Com a reforma tributária, e até que seja editada a referida lei complementar, o ITCMD passará a incidir nas seguintes hipóteses: 1) quando os imóveis, ou respectivos direitos, estiverem situados no território do Ente Federativo; 2) quando o donatário for domiciliado no Ente Federativo, nos casos em que o doador seja residente no exterior, ou quando os bens estiverem localizados no exterior e ambas as partes residirem fora do país; e 3) quando o de cujus for domiciliado no Ente Federativo, ou, em caso de domicílio no exterior, quando o herdeiro ou legatário estiver domiciliado no território nacional.
O PLP 108/2024 representa um avanço significativo na busca por um sistema tributário mais justo e eficiente, mas também introduz novos desafios para o planejamento patrimonial e sucessório. As mudanças previstas por esse projeto de lei, que entrarão em vigor em 2025, proporcionam um período de transição crucial para que empresas e indivíduos ajustem seus planejamentos tributários e sucessórios.
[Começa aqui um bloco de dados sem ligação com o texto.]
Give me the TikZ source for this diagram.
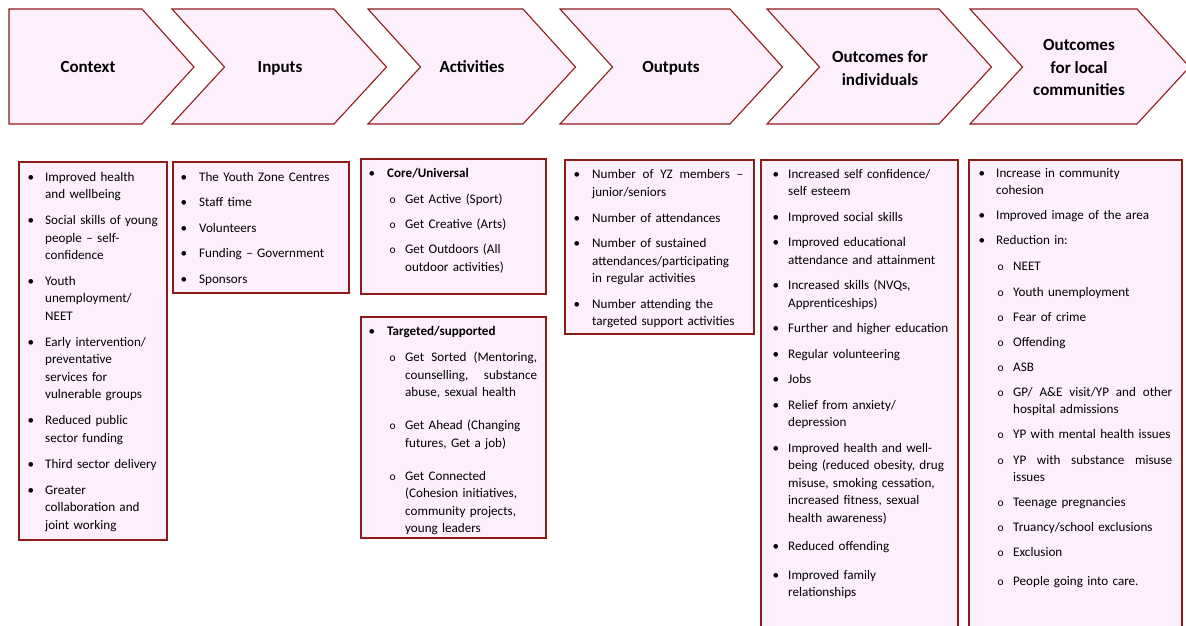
\documentclass[tikz,border=0pt]{standalone}
\usepackage{fontspec}
\setmainfont{Carlito}
\usepackage{xcolor}
\usepackage{tikz}
\usetikzlibrary{positioning}

\definecolor{chevfill}{HTML}{FDF0FC}
\definecolor{chevline}{HTML}{8E1A1A}

% list helpers
\newlength\labw \newlength\subin \newlength\subw \newlength\gapw
\newcommand{\itm}[1]{\noindent\strut\makebox[\labw][l]{\textbullet}\parbox[t]{\dimexpr\linewidth-\labw\relax}{#1\strut}\par\prevdepth=\dp\strutbox\relax\vspace{\gapw}}
\newcommand{\subitm}[1]{\noindent\strut\hspace*{\subin}\makebox[\subw][l]{\fontsize{11.5}{11.5}\selectfont o}\parbox[t]{\dimexpr\linewidth-\subin-\subw\relax}{#1\strut}\par\prevdepth=\dp\strutbox\relax\vspace{\gapw}}
\newcommand{\jl}[1]{\makebox[\hsize][s]{\spaceskip=0pt\xspaceskip=0pt\relax #1}}

\begin{document}
\begin{tikzpicture}[x=1pt, y=-1pt,
    chev/.style={fill=chevfill, draw=chevline, line width=1.1pt, line join=miter},
    box/.style={fill=chevfill, draw=chevline, line width=1.8pt},
    title/.style={align=center, inner sep=0pt, font=\bfseries\fontsize{17}{22.5}\selectfont},
    lst/.style={anchor=north west, inner sep=0pt, align=left, font=\fontsize{13.1}{17.4}\selectfont},
    marks/.style n args={4}{execute at begin node={\hyphenpenalty=10000\relax\setlength\labw{#1}\setlength\subin{#2}\setlength\subw{#3}\setlength\gapw{#4}}}]

    \useasboundingbox (0,0) rectangle (1186,625);
    \clip (0,0) rectangle (1186,625);

    % 1. Chevrons along the top
    \draw[chev] (9,9) -- (142,9) -- (194,67) -- (142,124) -- (9,124) -- cycle;
    \foreach \l/\r in {172/334, 368/523, 560/730, 767/939, 970/1137}
        \draw[chev] (\l,9) -- (\r,9) -- (\r+52.5,67) -- (\r,124) -- (\l,124) -- (\l+52.5,67) -- cycle;

    % 2. Chevron titles
    \node[title] (ctx) at (88,68) {\strut Context\strut};
    \node[title] (inp) at (280,68) {\strut Inputs\strut};
    \node[title] (act) at (472,68) {\strut Activities\strut};
    \node[title] (outp) at (671,68) {\strut Outputs\strut};
    \node[title] (indiv) at (880,69.5) {\strut Outcomes for\\individuals\strut};
    \node[title] (comm) at (1079,68.5) {\strut Outcomes\\for local\\communities\strut};

    % 3. Boxes below
    \draw[box] (19,162) rectangle (167,540);
    \draw[box] (173,162) rectangle (349,293);
    \draw[box] (361,159) rectangle (546,294);
    \draw[box] (361,317) rectangle (546,538);
    \draw[box] (565,160) rectangle (754,334);
    \draw[box] (761,160) rectangle (958,640);
    \draw[box] (969,160) rectangle (1182,640);

    % 4. Box contents
    \node[lst, text width=137pt, marks={17.5pt}{0pt}{0pt}{8.7pt}] (ctxlist) at (27.5,168.8) {%
        \itm{Improved health\\and wellbeing}
        \itm{Social skills of young\\people -- self-\\confidence}
        \itm{Youth\\unemployment/\\NEET}
        \itm{Early intervention/\\preventative\\services for\\vulnerable groups}
        \itm{Reduced public\\sector funding}
        \itm{Third sector delivery}
        \itm{Greater\\collaboration and\\joint working}};

    \node[lst, text width=165pt, marks={18.5pt}{0pt}{0pt}{8.2pt}] (inplist) at (180.5,168.8) {%
        \itm{The Youth Zone Centres}
        \itm{Staff time}
        \itm{Volunteers}
        \itm{Funding -- Government}
        \itm{Sponsors}};

    \node[lst, text width=168.5pt, marks={18.5pt}{21pt}{15.5pt}{8pt}] (corelist) at (368.5,165.4) {%
        \itm{\textbf{Core/Universal}}
        \subitm{Get Active (Sport)}
        \subitm{Get Creative (Arts)}
        \subitm{Get Outdoors (All\\outdoor activities)}};

    \node[lst, text width=168.5pt, marks={18.5pt}{21pt}{15.5pt}{15.8pt}] (tgtlist) at (368.5,323.4) {%
        \itm{\textbf{Targeted/supported}}\vspace{-7.2pt}
        \subitm{\jl{Get Sorted (Mentoring,}\\\jl{counselling, substance}\\abuse, sexual health}
        \subitm{Get Ahead (Changing\\futures, Get a job)}
        \subitm{Get Connected\\(Cohesion initiatives,\\community projects,\\young leaders}};

    \node[lst, text width=169.5pt, marks={18.5pt}{0pt}{0pt}{8.4pt}] (outlist) at (573.5,166.6) {%
        \itm{\jl{Number of YZ members --}\\junior/seniors}
        \itm{Number of attendances}
        \itm{Number of sustained\\attendances/participating\\in regular activities}
        \itm{Number attending the\\targeted support activities}};

    \node[lst, text width=183pt, marks={15.5pt}{0pt}{0pt}{8.2pt}] (indlist) at (772.5,165.8) {%
        \itm{Increased self confidence/\\self esteem}
        \itm{Improved social skills}
        \itm{Improved educational\\attendance and attainment}
        \itm{Increased skills (NVQs,\\Apprenticeships)}
        \itm{Further and higher education}
        \itm{Regular volunteering}
        \itm{Jobs}
        \itm{Relief from anxiety/\\depression}
        \itm{Improved health and well-\\being (reduced obesity, drug\\misuse, smoking cessation,\\increased fitness, sexual\\health awareness)}\vspace{2.4pt}
        \itm{Reduced offending}\vspace{3.4pt}
        \itm{Improved family\\relationships}};

    \node[lst, text width=193.5pt, marks={17.5pt}{19pt}{15.5pt}{7.7pt}] (comlist) at (978.5,164.9) {%
        \itm{Increase in community\\cohesion}
        \itm{Improved image of the area}
        \itm{Reduction in:}\vspace{1pt}
        \subitm{NEET}
        \subitm{Youth unemployment}
        \subitm{Fear of crime}
        \subitm{Offending}
        \subitm{ASB}
        \subitm{\jl{GP/ A\&E visit/YP and other}\\hospital admissions}
        \subitm{YP with mental health issues}
        \subitm{\jl{YP with substance misuse}\\issues}
        \subitm{Teenage pregnancies}
        \subitm{Truancy/school exclusions}
        \subitm{Exclusion}\vspace{4pt}
        \subitm{People going into care.}};

\end{tikzpicture}
\end{document}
Durante esse período, é essencial que contribuintes e investidores acompanhem de perto o andamento do PLP 108/2024 no Congresso Nacional e busquem orientação especializada para compreender plenamente o impacto das mudanças propostas. Um planejamento bem estruturado, realizado com antecedência, será fundamental para mitigar os efeitos tributários dessas alterações e garantir uma gestão eficiente dos investimentos e patrimônios. Nesse contexto, é imperativo reavaliar ativos, reestruturar holdings familiares e atualizar documentos legais, sempre com o suporte de consultores tributários e advogados especializados, a fim de assegurar a conformidade com as novas regras e minimizar os impactos fiscais.